In one photo from that period, she poses invitingly, with a book and an umbrella, beside a Kodak Readymatic Processor, Model 420. In another, she smiles on the cover of the 1973 Kodak Picture-Taking catalog, holding up a video camera and microphone. The cover of the Xerox 7700 instruction manual shows Lena’s wide-eyed face superimposed on an image of the photocopier, as if she came along with the packaging, the girl in the machine.
The fact that Lena’s image proliferated at this particular moment in history hardly feels like a coincidence. The small army of women who had worked as so-called computers during the first half of the 20th century were leaving the tech industry in droves, as computing went from being perceived as a form of menial labor to a more cerebral, masculine pursuit.
“In 1973, at the moment that her picture was being brought into the lab, there were hundreds if not thousands of women being pushed out,” said Mar Hicks, a historian of technology at the Illinois Institute of Technology. “All this happened for a reason. If they hadn’t used a Playboy centerfold, they almost certainly would have used another picture of a pretty white woman. The Playboy thing gets our attention, but really what it’s about is this world-building that’s gone on in computing from the beginning—it’s about building worlds for certain people and not for others.”
Through her work for Playboy and Kodak, Lena joined a very particular sisterhood of muses, past and present. In the late 19th century, the story goes, Parisian morticians were so taken by the beauty of an anonymous young woman whose body had washed up in the Seine that they commissioned a death mask and began selling copies. She became known as L’Inconnue de la Seine, the Unknown Woman of the Seine. Her face mask inspired artists and novelists for the next half century, at which time it came into use as a model for first-aid mannequins.

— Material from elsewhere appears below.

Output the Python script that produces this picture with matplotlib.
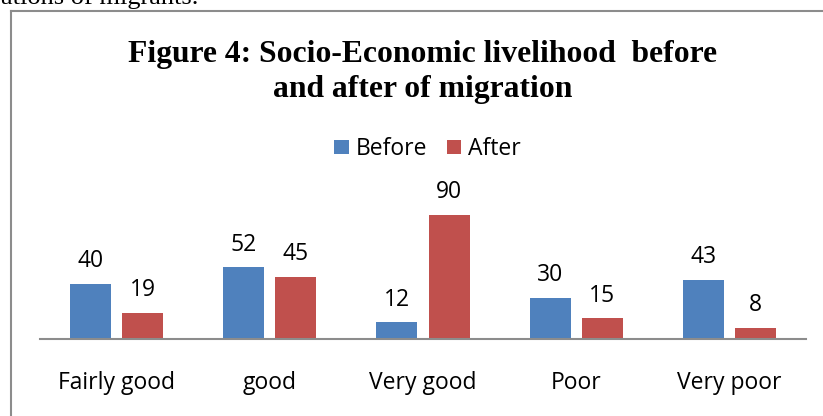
import numpy as np
import matplotlib
matplotlib.use("Agg")
import matplotlib.pyplot as plt
from matplotlib.lines import Line2D

categories = ["Fairly good", "good", "Very good", "Poor", "Very poor"]
before = [40, 52, 12, 30, 43]
after = [19, 45, 90, 15, 8]

W, H = 823, 416
fig = plt.figure(figsize=(W / 100, H / 100), dpi=100)

# page border around the chart (cut off on the right/bottom)
gray = "#8c8c8c"
fig.add_artist(Line2D([10.5 / W, 10.5 / W], [0, 1 - 10.5 / H], color=gray, lw=1.5))
fig.add_artist(Line2D([10.5 / W, 1], [1 - 10.5 / H, 1 - 10.5 / H], color=gray, lw=1.5))

# leftover body text from the page above the chart
fig.text(198 / W, 1 - 4 / H, "ations of migrants.", family="Liberation Serif",
         fontsize=19, va="baseline", ha="right")

ax = fig.add_axes([40 / W, 1 - 339 / H, 766 / W, 138 / H])
x = np.arange(len(categories))
w = 0.268
off = 0.17
b1 = ax.bar(x - off, before, w, color="#4F81BD", label="Before")
b2 = ax.bar(x + off, after, w, color="#C0504D", label="After")

lab_font = dict(family="Open Sans", fontsize=16.5)
for bars in (b1, b2):
    for r in bars:
        ax.annotate(f"{int(r.get_height())}", (r.get_x() + r.get_width() / 2, r.get_height()),
                    xytext=(0, 12), textcoords="offset points", ha="center", va="baseline",
                    **lab_font)

ax.set_xlim(-0.5, len(categories) - 0.5)
ax.set_ylim(0, 100)
ax.set_yticks([])
ax.set_xticks(x)
ax.set_xticklabels(categories, **lab_font)
ax.tick_params(axis="x", length=0, pad=23)
for s in ["top", "left", "right"]:
    ax.spines[s].set_visible(False)
ax.spines["bottom"].set_color(gray)
ax.spines["bottom"].set_linewidth(1.5)
ax.patch.set_alpha(0)

title_font = dict(family="Liberation Serif", fontweight="bold", fontsize=22.8,
                  ha="center", va="baseline")
fig.text(422.5 / W, 1 - 62 / H, "Figure 4: Socio-Economic livelihood  before", **title_font)
fig.text(423 / W, 1 - 97 / H, "and after of migration", **title_font)

fig.legend(handles=[b1, b2], loc="center", bbox_to_anchor=(427.5 / W, 1 - 149 / H), ncol=2,
           frameon=False, prop=dict(family="Open Sans", size=16.5), handlelength=0.62,
           handleheight=0.62, handletextpad=0.3, columnspacing=0.87)

fig.savefig("out.png", dpi=100)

Similarly, in the early 20th century, the model Audrey Munson’s body was reproduced in iron and marble statues around the world. While she was well-known at the height of her short career, she faded quickly from public view and died just as her image still lives: anonymously. Munson’s likeness adorns many of New York’s bridges and buildings, but until recently no one knew her story.
Both Munson and L’Inconnue are predecessors of the hundreds of women whose images were used to calibrate the coloring of 20th-century photography and film. These women’s identities shaped the technologies that their bodies were used to create: When, in the 1950s, Kodak first began employing Shirleys, they were overwhelmingly white, with the result that darker skin tones were less likely to be captured faithfully by Kodak film. (By the 1990s, Kodak began using multiracial Shirleys.) Shirley Page, meanwhile, has disappeared from the public record; NPR spent months trying to find her, to no avail.

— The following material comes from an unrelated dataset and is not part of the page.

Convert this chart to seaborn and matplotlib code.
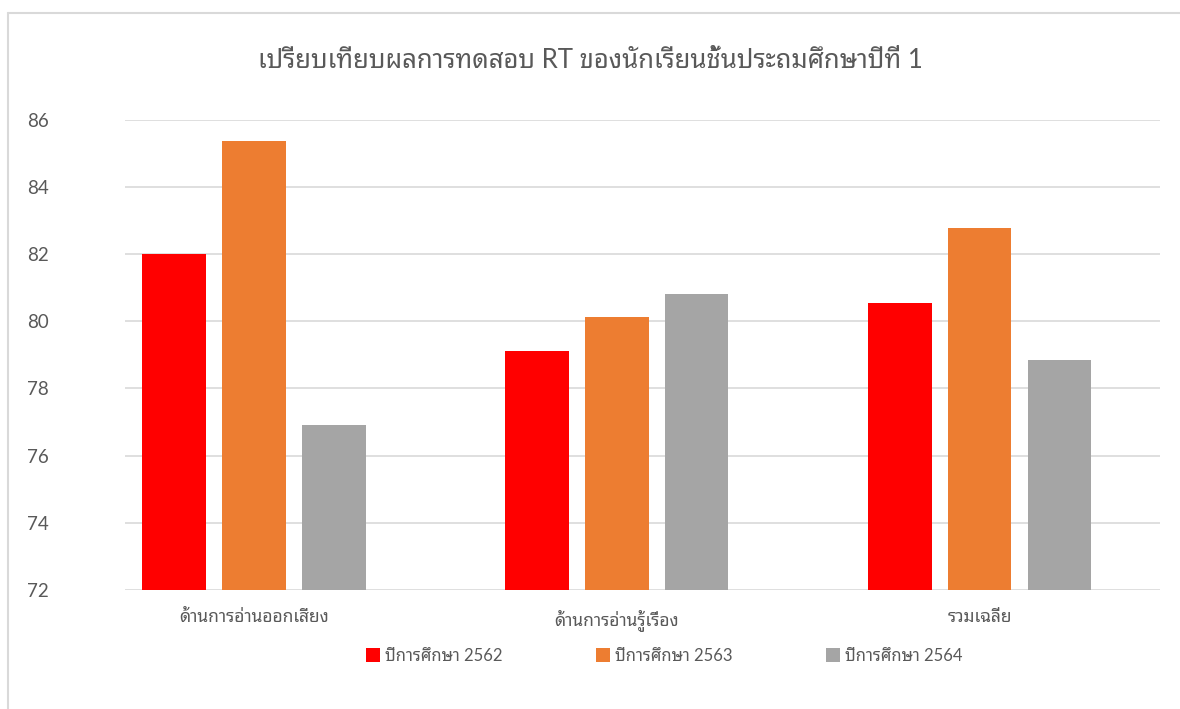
import matplotlib
matplotlib.use("Agg")
import matplotlib.pyplot as plt
from matplotlib.lines import Line2D
from matplotlib.patches import Patch
import pandas as pd
import seaborn as sns

# data
categories = ["ด้านการอ่านออกเสียง", "ด้านการอ่านรู้เรื่อง", "รวมเฉลี่ย"]
years = ["ปีการศึกษา 2562", "ปีการศึกษา 2563", "ปีการศึกษา 2564"]
scores_2562 = [82.0, 79.1, 80.55]
scores_2563 = [85.37, 80.12, 82.78]
scores_2564 = [76.92, 80.8, 78.86]
colors = ["#ff0000", "#ed7d31", "#a5a5a5"]

df = pd.DataFrame({
    "category": categories * 3,
    "year": [years[0]] * 3 + [years[1]] * 3 + [years[2]] * 3,
    "score": scores_2562 + scores_2563 + scores_2564,
})

sns.set_theme(style="white")
plt.rcParams["font.family"] = ["Lato", "Noto Sans Thai Looped", "DejaVu Sans"]

fig = plt.figure(figsize=(11.8, 7.09), dpi=100)
ax = fig.add_axes([0.106, 0.168, 0.877, 0.663])

sns.barplot(data=df, x="category", y="score", hue="year", palette=colors,
            width=0.661, ax=ax, legend=False, saturation=1)

# leave a white gap between bars like the original
for p in ax.patches:
    w = p.get_width()
    p.set_x(p.get_x() + w * 0.105)
    p.set_width(w * 0.79)
    p.set_edgecolor("none")

ax.set_ylim(72, 86)
ax.set_yticks(range(72, 87, 2))
ax.set_xlim(-0.355, 2.496)
ax.grid(axis="y", color="#d9d9d9", linewidth=1.2)
ax.set_axisbelow(True)
sns.despine(ax=ax, left=True, bottom=True)
ax.set_xlabel("")
ax.set_ylabel("")
ax.tick_params(axis="y", length=0, pad=55, labelsize=13.5, labelcolor="#595959")
ax.tick_params(axis="x", length=0, pad=14, labelsize=12.5, labelcolor="#595959")

fig.text(0.5, 0.915, "เปรียบเทียบผลการทดสอบ RT ของนักเรียนชั้นประถมศึกษาปีที่ 1",
         ha="center", va="center", fontsize=18.5, color="#595959")

handles = [Patch(facecolor=c, edgecolor="none") for c in colors]
fig.legend(handles, years, loc="center", bbox_to_anchor=(0.563, 0.075), ncol=3,
           frameon=False, fontsize=12, labelcolor="#595959", handlelength=0.85,
           handleheight=0.85, handletextpad=0.3, columnspacing=5.6)

# light chart-area border (top and left edges visible)
fig.add_artist(Line2D([0.0068, 1.0], [0.982, 0.982], color="#d9d9d9", linewidth=1.5,
                      transform=fig.transFigure))
fig.add_artist(Line2D([0.0068, 0.0068], [0.0, 0.982], color="#d9d9d9", linewidth=1.5,
                      transform=fig.transFigure))

fig.savefig("out.png", dpi=100)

The trend continued into this century. Suzanne Vega had no idea that her voice had been used to create the first MP3 until a dad at her child’s nursery school congratulated her on being “The Mother of the MP3.” Two decades later, the voice actor Susan Bennett received a call from a friend who wanted to know why Apple’s new voice assistant sounded so familiar; Bennett, it turned out, was Siri. A passing glance at this peculiar genealogy reveals how deeply these women’s faces and voices are integrated into technology, even as their names and thoughts and lives are so often ignored.
Lena, for her part, is still bewildered at what has become of her image. “When I was in Quebec, this girl came up to me and she said, ‘I think I know every freckle on your face,’” she recalled. “She was like, ‘Oh, you’re real. You’re a person.’ It was crazy.” But as she told me her life story, recalling her trips from America to Sweden, her marriages and jobs, the lives of her children and grandchildren, it became abundantly clear that the Playboy episode and its aftermath is a curious footnote, a part of her life that she has been largely excluded from, if only because no one thought to tell her very much about it.

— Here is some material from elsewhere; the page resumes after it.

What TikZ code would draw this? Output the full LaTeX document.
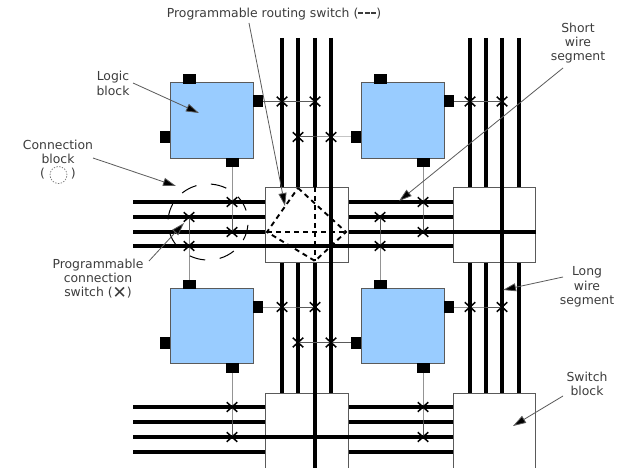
\documentclass[tikz,border=0pt]{standalone}
\usepackage{fontspec}
\setmainfont{DejaVu Sans}
\usetikzlibrary{arrows.meta,shapes.misc}
\definecolor{blockblue}{HTML}{99CCFF}
\definecolor{edgegray}{HTML}{5A5A5A}
\definecolor{labelgray}{HTML}{3C3C3C}
\tikzset{
  logicblock/.style={draw=edgegray,fill=blockblue,line width=1pt,minimum width=83pt,minimum height=75pt,inner sep=0pt},
  switchblock/.style={draw=edgegray,fill=white,line width=1pt,minimum width=82.5pt,minimum height=75pt,inner sep=0pt},
  padh/.style={fill=black,inner sep=0pt,minimum width=13pt,minimum height=9.5pt},
  padv/.style={fill=black,inner sep=0pt,minimum width=10pt,minimum height=12pt},
  wire/.style={line width=3.6pt,black},
  thinconn/.style={line width=1pt,edgegray},
  xsw/.style={cross out,draw=black,line width=1.5pt,minimum width=9pt,minimum height=8pt,inner sep=0pt},
  routedash/.style={line width=1.9pt,black,dash pattern=on 5pt off 4pt},
  ringdash/.style={line width=1pt,black,dash pattern=on 16pt off 14.6pt},
  ringkey/.style={circle,draw=labelgray!70,line width=0.7pt,dash pattern=on 1.4pt off 1.4pt,minimum size=17pt,inner sep=0pt},
  callout/.style={line width=0.8pt,draw=edgegray,-{Triangle[length=13pt,width=8pt,fill=black]}},
  lbl/.style={align=center,text=labelgray,inner sep=0pt,font=\fontsize{12.4pt}{14.3pt}\selectfont},
}
\newcommand{\lgdash}{\rule[0.25em]{5pt}{2pt}\kern1.5pt\rule[0.25em]{5pt}{2pt}\kern1.5pt\rule[0.25em]{5pt}{2pt}}
\newcommand{\lgcross}{\smash{\raisebox{-1.5pt}{\fontsize{17pt}{14pt}\selectfont ✕}}}
\begin{document}
\begin{tikzpicture}[x=1pt,y=-1pt]
\useasboundingbox (0,0) rectangle (621,468);
% switch blocks
\node[switchblock] (sb1) at (307,224.5) {};
\node[switchblock] (sb2) at (494.5,224.5) {};
\node[switchblock] (sb3) at (307,430.5) {};
\node[switchblock] (sb4) at (494.5,430.5) {};
% vertical wires
\foreach \x in {282,298,315,331} \draw[wire] (\x,38) -- (\x,38 |- sb1.north);
\foreach \x in {470,486,502,519} \draw[wire] (\x,38) -- (\x,38 |- sb2.north);
\foreach \x in {282,298,315,331} \draw[wire] (\x,262 |- sb1.south) -- (\x,262 |- sb3.north);
\foreach \x in {470,486,502,519} \draw[wire] (\x,262 |- sb2.south) -- (\x,262 |- sb4.north);
\draw[wire] (331,38 |- sb1.north) -- (331,38 |- sb1.south);
\draw[wire] (502,38 |- sb2.north) -- (502,38 |- sb2.south);
\draw[wire] (315,38 |- sb3.north) -- (315,38 |- sb3.south);
% horizontal wires
\foreach \y in {202,217,232,246} {
  \draw[wire] (133,\y) -- (sb1.west |- 0,\y);
  \draw[wire] (sb1.east |- 0,\y) -- (sb2.west |- 0,\y);
}
\foreach \y in {407,422,437,452} {
  \draw[wire] (133,\y) -- (sb3.west |- 0,\y);
  \draw[wire] (sb3.east |- 0,\y) -- (sb4.west |- 0,\y);
}
\draw[wire] (sb1.west |- 0,246) -- (sb1.east |- 0,246);
\draw[wire] (sb2.west |- 0,232) -- (sb2.east |- 0,232);
\draw[wire] (sb3.west |- 0,437) -- (sb3.east |- 0,437);
% logic blocks
\node[logicblock] (lb1) at (211.5,120.5) {};
\node[logicblock] (lb2) at (402.5,120.5) {};
\node[logicblock] (lb3) at (211.5,326) {};
\node[logicblock] (lb4) at (402.5,326) {};
% pads
\foreach \n/\cx/\cy in {1/211.5/120.5,2/402.5/120.5,3/211.5/326,4/402.5/326} {
  \node[padh] (t\n) at (\cx-22.5,\cy-41.5) {};
  \node[padh] (b\n) at (\cx+20.5,\cy+42) {};
  \node[padv] (r\n) at (\cx+46.5,\cy-19) {};
  \node[padv] (l\n) at (\cx-46.5,\cy+16.5) {};
}
% connection points
\foreach \n/\x/\y in {a/232/202,b/232/232,c/189/217,d/189/246,
  e/423/202,f/423/232,g/380/217,h/380/246,
  i/232/407,j/232/437,k/423/407,m/423/437,
  n/282/101.5,o/315/101.5,p/298/137,q/331/137,
  r/470/101.5,s/502/101.5,
  u/282/307,v/315/307,w/298/342.5,y/331/342.5,
  z/470/307,A/502/307}
  \coordinate (x\n) at (\x,\y);
% thin connectors
\draw[thinconn] (b1.south) -- (xa) -- (xb);
\draw[thinconn] (t3.north) -- (xd) -- (xc);
\draw[thinconn] (b2.south) -- (xe) -- (xf);
\draw[thinconn] (t4.north) -- (xh) -- (xg);
\draw[thinconn] (b3.south) -- (xi) -- (xj);
\draw[thinconn] (b4.south) -- (xk) -- (xm);
\draw[thinconn] (r1.east) -- (xn) -- (xo);
\draw[thinconn] (l2.west) -- (xq) -- (xp);
\draw[thinconn] (r2.east) -- (xr) -- (xs);
\draw[thinconn] (r3.east) -- (xu) -- (xv);
\draw[thinconn] (l4.west) -- (xy) -- (xw);
\draw[thinconn] (r4.east) -- (xz) -- (xA);
\foreach \n in {a,b,c,d,e,f,g,h,i,j,k,m,n,o,p,q,r,s,u,v,w,y,z,A}
  \node[xsw] (sw\n) at (x\n) {};
% programmable routing switch
\coordinate (dt) at (298,188);
\coordinate (dr) at (346,232);
\coordinate (db) at (315,261);
\coordinate (dl) at (267,232);
\coordinate (dm) at (315,187);
\draw[routedash] (dt) -- (dr) -- (db) -- (dl) -- cycle;
\draw[routedash] (dl) -- (dr);
\draw[routedash] (dm) -- (db);
% connection block ring
\coordinate (ringc) at (208,222);
\draw[ringdash] (ringc) ++(-25.7,-29.1) arc[start angle=-130,end angle=230,x radius=40,y radius=38];
% labels
\node[lbl] (tprs) at (274,14) {Programmable routing switch (\lgdash)};
\node[lbl] (tlog) at (113,83.5) {Logic\\block};
\node[lbl] (tcon) at (58,159.5) {Connection\\block\\(\hspace{26pt})};
\node[ringkey] (ringsym) at (58.5,175) {};
\node[lbl] (tpcs) at (98,278.5) {Programmable\\connection\\switch (\lgcross )};
\node[lbl] (tswg) at (578,43) {Short\\wire\\segment};
\node[lbl] (tlwg) at (587,287) {Long\\wire\\segment};
\node[lbl] (tsbk) at (587,384) {Switch\\block};
% callouts
\coordinate (cprs) at (249,23);
\coordinate (hprs) at (285,206);
\coordinate (clog) at (133,83);
\coordinate (hlog) at (199,113);
\coordinate (ccon) at (93,158);
\coordinate (hcon) at (176,186);
\coordinate (cpcs) at (149,261);
\coordinate (hpcs) at (184,223);
\coordinate (cswg) at (563,68);
\coordinate (hswg) at (399,201);
\coordinate (clwg) at (563,277);
\coordinate (hlwg) at (503,290);
\coordinate (csbk) at (563,396);
\coordinate (hsbk) at (513,426);
\foreach \n in {prs,log,con,pcs,swg,lwg,sbk} \draw[callout] (c\n) -- (h\n);
\end{tikzpicture}
\end{document}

When I asked her if she had heard anything about the recent controversy around her image, she seemed alarmed at the thought that she could have a part in hurting or discouraging young women. I sent her some articles about the Lenna and later gave her a call to see what she made of them. The photo, she said, doesn’t show very much—just down to her shoulders—so it was hard for her to see what the big deal was. “When I read about the girl in the class with all boys, I can understand that she was the only girl, and, well, boys talk,” Lena said. “Maybe they’d been looking at the whole picture.”
Lena doesn’t harbor any resentment toward Sawchuk and his imitators for how they appropriated her image; the only note of regret she expressed was that she wasn’t better compensated. In her view, the photograph is an immense accomplishment that just happened to take on a life of its own. “I’m really proud of that picture,” she said.
It makes sense that she would feel this way: Unlike so many women in tech, Lena has at least been acknowledged, even feted, for her contribution. “She did that work, and then people started using the photo in this neat new way, and now she kind of has this immortality woven into the design of the machine,” Hicks said. “That’s why others, who are concerned about tech bias, have a problem with it. It’s intentionally designing systems around a particular set of power relationships.”
Just as Lena’s identity has been occluded from the Lenna, the Lenna no longer feels like a part of the real woman’s life. The intervening decades have made the details fuzzier, the times and places harder to recall while her image has been rendered ever richer by generations of engineers.
From Sweden, she tried to read about the Lenna but slowly lost track of the story. “It was so far away,” she said. Her son works in tech, and he has occasionally tried to explain to his mother how her image is used and to what ends. “He works with pixels,” she said. “I don’t understand, but I think I’ve made some good.”